Figure scripts:
++++++++++++++++++++
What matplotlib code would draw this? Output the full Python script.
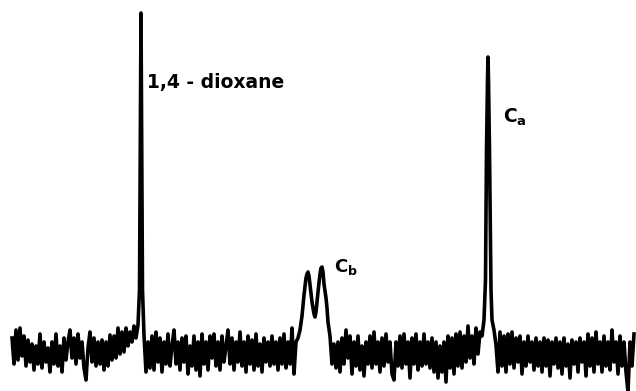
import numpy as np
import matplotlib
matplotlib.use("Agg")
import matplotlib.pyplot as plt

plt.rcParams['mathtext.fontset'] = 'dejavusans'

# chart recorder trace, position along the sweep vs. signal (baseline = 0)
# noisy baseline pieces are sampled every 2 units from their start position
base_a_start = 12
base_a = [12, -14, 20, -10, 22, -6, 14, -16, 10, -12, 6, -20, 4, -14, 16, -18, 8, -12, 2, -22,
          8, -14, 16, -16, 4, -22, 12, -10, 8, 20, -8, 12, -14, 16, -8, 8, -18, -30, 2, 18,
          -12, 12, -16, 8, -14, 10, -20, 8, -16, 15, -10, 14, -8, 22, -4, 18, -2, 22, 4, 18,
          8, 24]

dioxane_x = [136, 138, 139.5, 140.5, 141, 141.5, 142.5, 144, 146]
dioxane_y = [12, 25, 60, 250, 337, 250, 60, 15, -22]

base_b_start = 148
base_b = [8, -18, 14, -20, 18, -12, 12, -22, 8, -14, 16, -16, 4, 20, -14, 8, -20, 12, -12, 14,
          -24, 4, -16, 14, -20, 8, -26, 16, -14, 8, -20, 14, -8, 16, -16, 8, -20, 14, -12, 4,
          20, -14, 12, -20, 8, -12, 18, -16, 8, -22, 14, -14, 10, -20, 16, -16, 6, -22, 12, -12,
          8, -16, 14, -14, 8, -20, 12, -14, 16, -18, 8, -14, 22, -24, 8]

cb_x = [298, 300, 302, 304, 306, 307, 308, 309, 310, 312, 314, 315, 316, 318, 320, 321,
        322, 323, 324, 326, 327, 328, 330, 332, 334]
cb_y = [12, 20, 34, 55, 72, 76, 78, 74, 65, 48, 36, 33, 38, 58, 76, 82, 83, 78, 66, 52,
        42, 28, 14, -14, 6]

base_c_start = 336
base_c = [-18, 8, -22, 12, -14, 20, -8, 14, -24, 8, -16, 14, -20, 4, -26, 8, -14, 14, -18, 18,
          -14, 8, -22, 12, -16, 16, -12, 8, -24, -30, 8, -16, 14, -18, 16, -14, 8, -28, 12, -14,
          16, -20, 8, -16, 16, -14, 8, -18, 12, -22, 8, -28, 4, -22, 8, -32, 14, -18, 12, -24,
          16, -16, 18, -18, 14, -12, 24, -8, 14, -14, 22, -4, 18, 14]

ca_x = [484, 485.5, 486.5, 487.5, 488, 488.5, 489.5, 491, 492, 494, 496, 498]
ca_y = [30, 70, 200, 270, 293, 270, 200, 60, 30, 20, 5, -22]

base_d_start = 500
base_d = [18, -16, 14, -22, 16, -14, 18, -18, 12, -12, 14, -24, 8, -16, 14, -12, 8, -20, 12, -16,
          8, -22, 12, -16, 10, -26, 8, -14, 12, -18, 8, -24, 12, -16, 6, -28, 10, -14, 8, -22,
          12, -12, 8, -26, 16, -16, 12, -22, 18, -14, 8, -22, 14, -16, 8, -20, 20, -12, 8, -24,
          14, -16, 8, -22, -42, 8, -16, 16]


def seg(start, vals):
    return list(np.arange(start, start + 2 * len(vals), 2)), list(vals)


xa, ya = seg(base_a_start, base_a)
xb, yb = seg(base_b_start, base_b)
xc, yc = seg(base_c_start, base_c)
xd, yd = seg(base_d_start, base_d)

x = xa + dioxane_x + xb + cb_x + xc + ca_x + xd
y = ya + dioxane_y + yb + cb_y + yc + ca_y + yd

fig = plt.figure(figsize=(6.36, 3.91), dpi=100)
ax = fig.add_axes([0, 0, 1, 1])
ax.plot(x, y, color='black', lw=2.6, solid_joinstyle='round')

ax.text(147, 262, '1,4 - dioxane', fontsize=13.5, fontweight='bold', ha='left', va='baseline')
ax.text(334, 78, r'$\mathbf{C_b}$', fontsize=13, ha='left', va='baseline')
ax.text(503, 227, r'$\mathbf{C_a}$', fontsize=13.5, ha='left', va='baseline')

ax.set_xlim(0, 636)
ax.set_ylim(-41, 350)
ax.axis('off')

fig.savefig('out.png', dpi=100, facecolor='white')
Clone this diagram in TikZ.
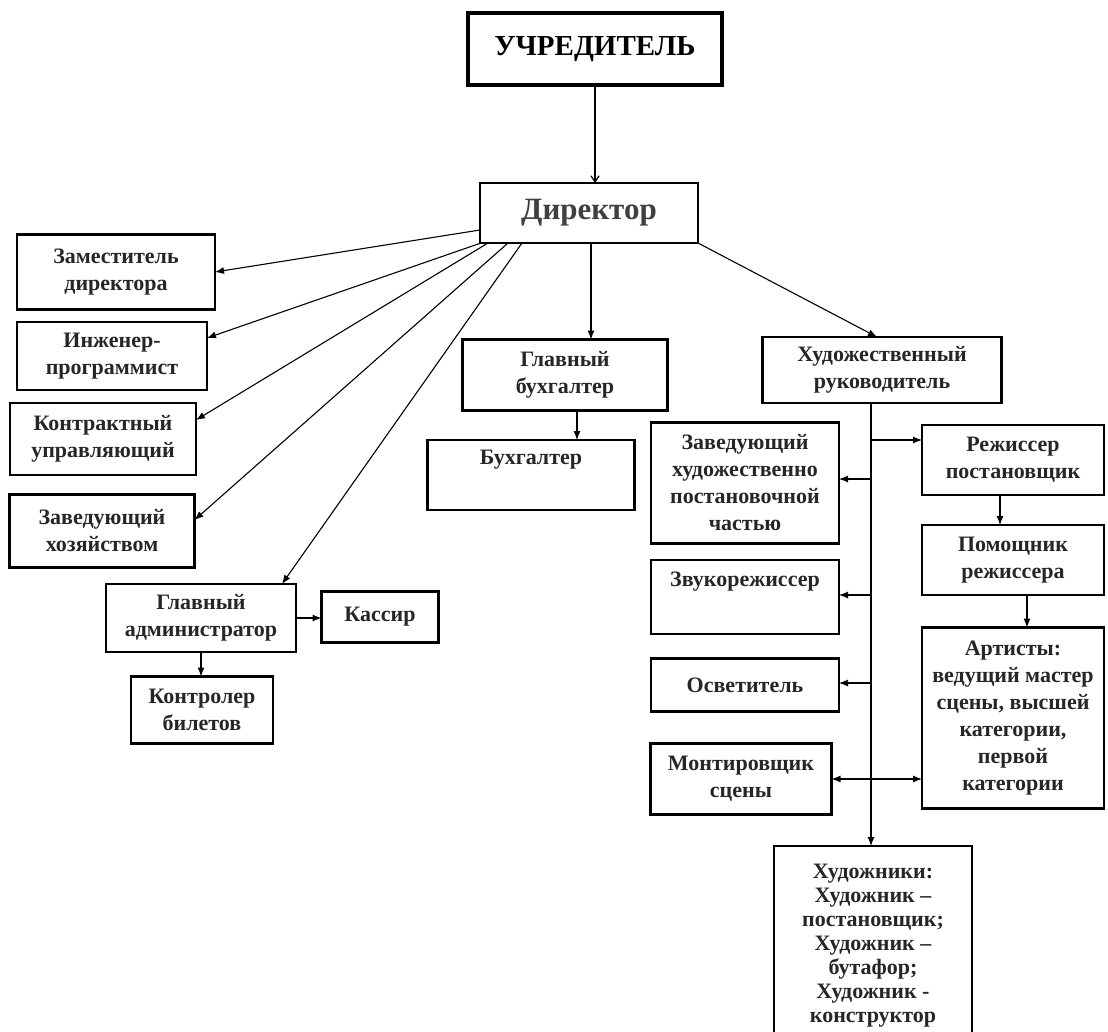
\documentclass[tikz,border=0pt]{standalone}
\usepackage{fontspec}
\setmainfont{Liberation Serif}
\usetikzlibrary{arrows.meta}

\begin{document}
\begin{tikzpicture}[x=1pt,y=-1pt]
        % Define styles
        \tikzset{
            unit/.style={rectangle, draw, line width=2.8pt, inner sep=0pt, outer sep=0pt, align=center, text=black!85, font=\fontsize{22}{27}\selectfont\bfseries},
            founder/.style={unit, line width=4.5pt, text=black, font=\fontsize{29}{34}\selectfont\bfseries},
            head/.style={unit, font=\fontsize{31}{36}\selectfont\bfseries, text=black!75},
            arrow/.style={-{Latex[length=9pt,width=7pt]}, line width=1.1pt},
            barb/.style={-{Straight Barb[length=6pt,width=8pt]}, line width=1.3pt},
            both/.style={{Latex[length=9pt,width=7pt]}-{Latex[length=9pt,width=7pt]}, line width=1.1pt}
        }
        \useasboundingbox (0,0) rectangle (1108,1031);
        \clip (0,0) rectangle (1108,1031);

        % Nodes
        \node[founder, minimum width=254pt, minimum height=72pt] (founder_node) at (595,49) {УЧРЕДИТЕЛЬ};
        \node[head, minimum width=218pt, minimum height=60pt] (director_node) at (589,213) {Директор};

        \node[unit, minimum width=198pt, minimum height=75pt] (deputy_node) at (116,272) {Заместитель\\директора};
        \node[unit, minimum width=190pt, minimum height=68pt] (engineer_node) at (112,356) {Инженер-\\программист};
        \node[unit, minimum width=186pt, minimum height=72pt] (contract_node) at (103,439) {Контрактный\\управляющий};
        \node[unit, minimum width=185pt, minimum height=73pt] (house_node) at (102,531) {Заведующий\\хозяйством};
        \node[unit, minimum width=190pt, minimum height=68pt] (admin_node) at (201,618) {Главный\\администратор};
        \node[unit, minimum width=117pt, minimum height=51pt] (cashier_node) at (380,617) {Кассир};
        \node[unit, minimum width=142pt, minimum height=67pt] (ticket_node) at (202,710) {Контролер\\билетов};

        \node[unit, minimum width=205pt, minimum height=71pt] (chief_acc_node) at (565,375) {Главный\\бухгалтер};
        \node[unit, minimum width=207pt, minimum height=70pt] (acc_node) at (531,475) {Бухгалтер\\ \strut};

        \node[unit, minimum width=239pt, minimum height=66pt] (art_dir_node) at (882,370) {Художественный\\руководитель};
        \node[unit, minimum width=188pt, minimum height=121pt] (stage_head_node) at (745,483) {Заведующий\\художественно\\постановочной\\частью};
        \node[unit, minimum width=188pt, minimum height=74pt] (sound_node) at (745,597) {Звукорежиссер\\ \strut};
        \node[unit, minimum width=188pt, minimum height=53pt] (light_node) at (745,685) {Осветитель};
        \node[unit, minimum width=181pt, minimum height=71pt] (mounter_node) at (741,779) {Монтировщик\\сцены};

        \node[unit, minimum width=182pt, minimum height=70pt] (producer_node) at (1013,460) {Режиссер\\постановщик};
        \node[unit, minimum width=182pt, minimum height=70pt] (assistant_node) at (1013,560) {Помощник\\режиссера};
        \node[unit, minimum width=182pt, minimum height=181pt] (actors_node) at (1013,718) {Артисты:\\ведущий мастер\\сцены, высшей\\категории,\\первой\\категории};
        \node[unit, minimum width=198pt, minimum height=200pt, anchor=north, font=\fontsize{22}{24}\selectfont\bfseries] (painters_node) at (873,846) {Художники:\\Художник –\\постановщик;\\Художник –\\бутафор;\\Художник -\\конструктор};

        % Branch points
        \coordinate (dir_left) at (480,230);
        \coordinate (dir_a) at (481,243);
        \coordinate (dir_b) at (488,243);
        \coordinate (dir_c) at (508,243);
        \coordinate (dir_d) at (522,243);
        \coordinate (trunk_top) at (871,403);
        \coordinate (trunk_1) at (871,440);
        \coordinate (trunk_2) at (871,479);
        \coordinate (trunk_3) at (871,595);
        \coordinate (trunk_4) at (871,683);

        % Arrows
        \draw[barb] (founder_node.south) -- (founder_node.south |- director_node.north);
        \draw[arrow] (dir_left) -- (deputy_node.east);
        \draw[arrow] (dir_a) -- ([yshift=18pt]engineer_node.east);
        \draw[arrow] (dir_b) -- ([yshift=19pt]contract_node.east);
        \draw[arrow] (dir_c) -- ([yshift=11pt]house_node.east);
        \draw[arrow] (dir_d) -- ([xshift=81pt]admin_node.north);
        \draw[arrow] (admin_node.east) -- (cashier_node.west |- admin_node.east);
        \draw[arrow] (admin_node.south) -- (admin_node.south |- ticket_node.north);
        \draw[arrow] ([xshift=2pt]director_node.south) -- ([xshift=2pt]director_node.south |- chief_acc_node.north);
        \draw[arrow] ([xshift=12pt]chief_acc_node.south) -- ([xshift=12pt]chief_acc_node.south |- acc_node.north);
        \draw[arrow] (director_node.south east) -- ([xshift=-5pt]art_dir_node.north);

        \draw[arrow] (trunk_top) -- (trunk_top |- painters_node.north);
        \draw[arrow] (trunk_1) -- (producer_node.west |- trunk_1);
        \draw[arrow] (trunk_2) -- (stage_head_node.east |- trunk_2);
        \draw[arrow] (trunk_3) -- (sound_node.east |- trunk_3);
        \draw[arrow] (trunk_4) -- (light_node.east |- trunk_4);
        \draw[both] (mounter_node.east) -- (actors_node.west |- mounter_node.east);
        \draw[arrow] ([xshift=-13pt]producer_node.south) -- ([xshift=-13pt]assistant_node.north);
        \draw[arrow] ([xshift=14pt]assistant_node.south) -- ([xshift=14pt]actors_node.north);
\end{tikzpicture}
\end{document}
++++++++++++++++++++
Problem details: Begin at the first line of the records and please reproduce every line exactly through the one containing "dioxane_y = [12, 25, 60, 250, 337, 250, 60, 15, -22]", leaving all pictures out.

Task result:
What matplotlib code would draw this? Output the full Python script.
import numpy as np
import matplotlib
matplotlib.use("Agg")
import matplotlib.pyplot as plt

plt.rcParams['mathtext.fontset'] = 'dejavusans'

# chart recorder trace, position along the sweep vs. signal (baseline = 0)
# noisy baseline pieces are sampled every 2 units from their start position
base_a_start = 12
base_a = [12, -14, 20, -10, 22, -6, 14, -16, 10, -12, 6, -20, 4, -14, 16, -18, 8, -12, 2, -22,
          8, -14, 16, -16, 4, -22, 12, -10, 8, 20, -8, 12, -14, 16, -8, 8, -18, -30, 2, 18,
          -12, 12, -16, 8, -14, 10, -20, 8, -16, 15, -10, 14, -8, 22, -4, 18, -2, 22, 4, 18,
          8, 24]

dioxane_x = [136, 138, 139.5, 140.5, 141, 141.5, 142.5, 144, 146]
dioxane_y = [12, 25, 60, 250, 337, 250, 60, 15, -22]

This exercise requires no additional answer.